Lorsqu’il condamne le projet absurde de relever la France « livrée, pillée, asservie », et dénonce l’impossibilité de ce relèvement dans une pareille atmosphère, de Gaulle révèle une intuition politique au moins aussi importante que celle qui lui avait inspiré « Vers l’armée de métier », sur le plan militaire : une nation, c’est d’abord un peuple, et l’état d’esprit de ce peuple est essentiel, sa conscience collective est primordiale. En habituant les Français à la soumission, au sentiment d’infériorité, à l’absence de liberté et de dignité, il est impossible de redresser la France. Avec le recul, on s’aperçoit de l’absurdité grossière de la « révolution nationale ». Comment procéder à une transformation salutaire du pays alors que celui-ci est aux deux tiers occupé, et son gouvernement aux ordres de l’occupant ? Cette absurdité, couverte du képi prestigieux aux sept étoiles, a joué un rôle néfaste de longue durée. Combien de fois a-t-on entendu stigmatiser le slogan « travail, famille, patrie », comme si ces trois valeurs étaient indissociables de la collaboration , et par la-même disqualifiées. Cette trilogie héritée des Croix-de-feu du colonel de la Rocque, déporté en 1943, et qui mourut peu après son retour en France, est infiniment respectable, parce qu’elle fonde une nation solide. Mais la promouvoir alors que le travail était exploité par l’ennemi d’une façon de plus en plus oppressive, que la famille subissait le déchirement du million et demi de prisonniers séparés des leurs, et que la patrie servait de zone de repos pour l’armée allemande, était doublement criminel, d’abord parce qu’elle était totalement mensongère, et qu’ensuite ce mensonge a été une arme pour les ennemis du travail, de la famille et de la patrie, et donc contre la France.

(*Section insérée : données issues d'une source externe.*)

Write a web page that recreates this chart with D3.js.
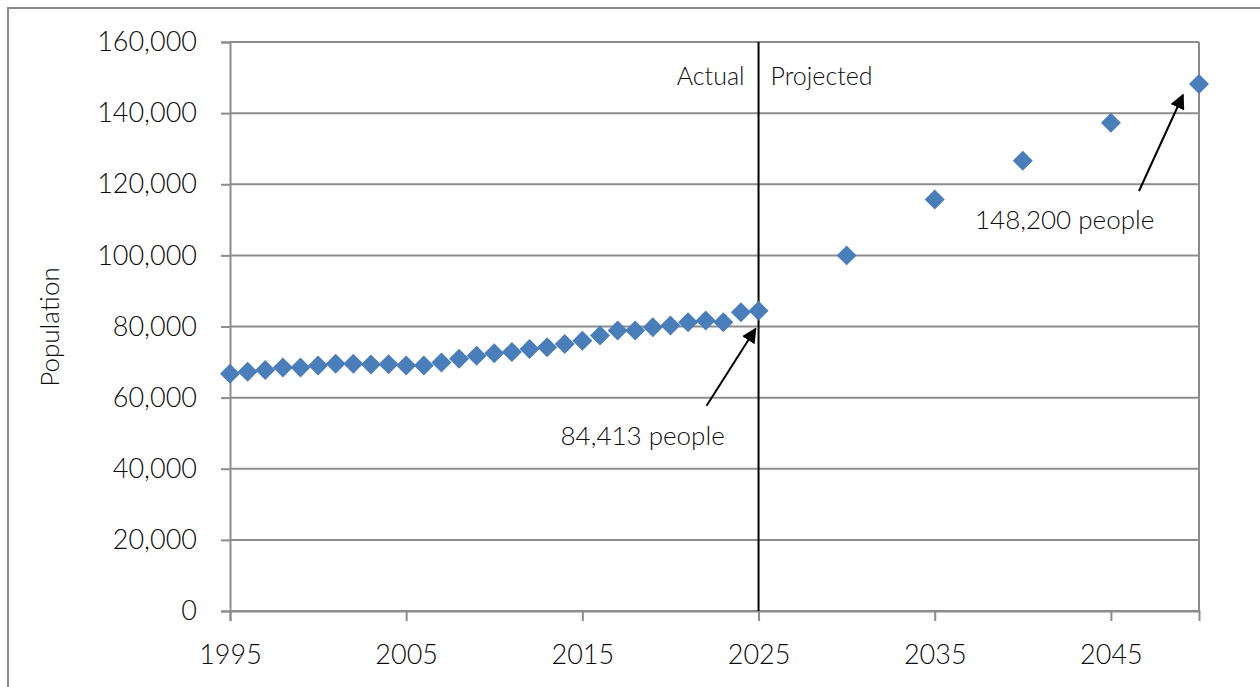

La Résistance a d’abord été le choix d’une minorité, souvent d’hommes et de femmes clairement à droite, nationalistes. Lors de la libération, le poids tardif, mais important des communistes, la volonté du général de Gaulle de gommer l’image d’officier factieux dessinée par ses adversaires et l’action de Jean Moulin dans la constitution du CNR avaient renversé la tendance. Alors que le général quittait la conduite du gouvernement avant l’avènement de la IVe République, la « culture de gauche » avait pris le pouvoir en France, un pouvoir qu’elle conserve encore aujourd’hui, qui fit vaciller l’homme du 18 Juin au mois de Mai 1968, et continue d’entretenir en France un esprit favorable au temps libre plus qu’au travail, à l’individualisme narcissique plus qu’à la famille et à tout ce qui n’est pas la patrie, que ce soit l’Europe abstraite et technocratique ou que ce soient les « communautés » qui désagrègent le pays.
La France a beaucoup souffert du fait que ce n’est pas l’esprit de la résistance qui a conduit l’indispensable révolution conservatrice dont elle a encore le plus grand besoin.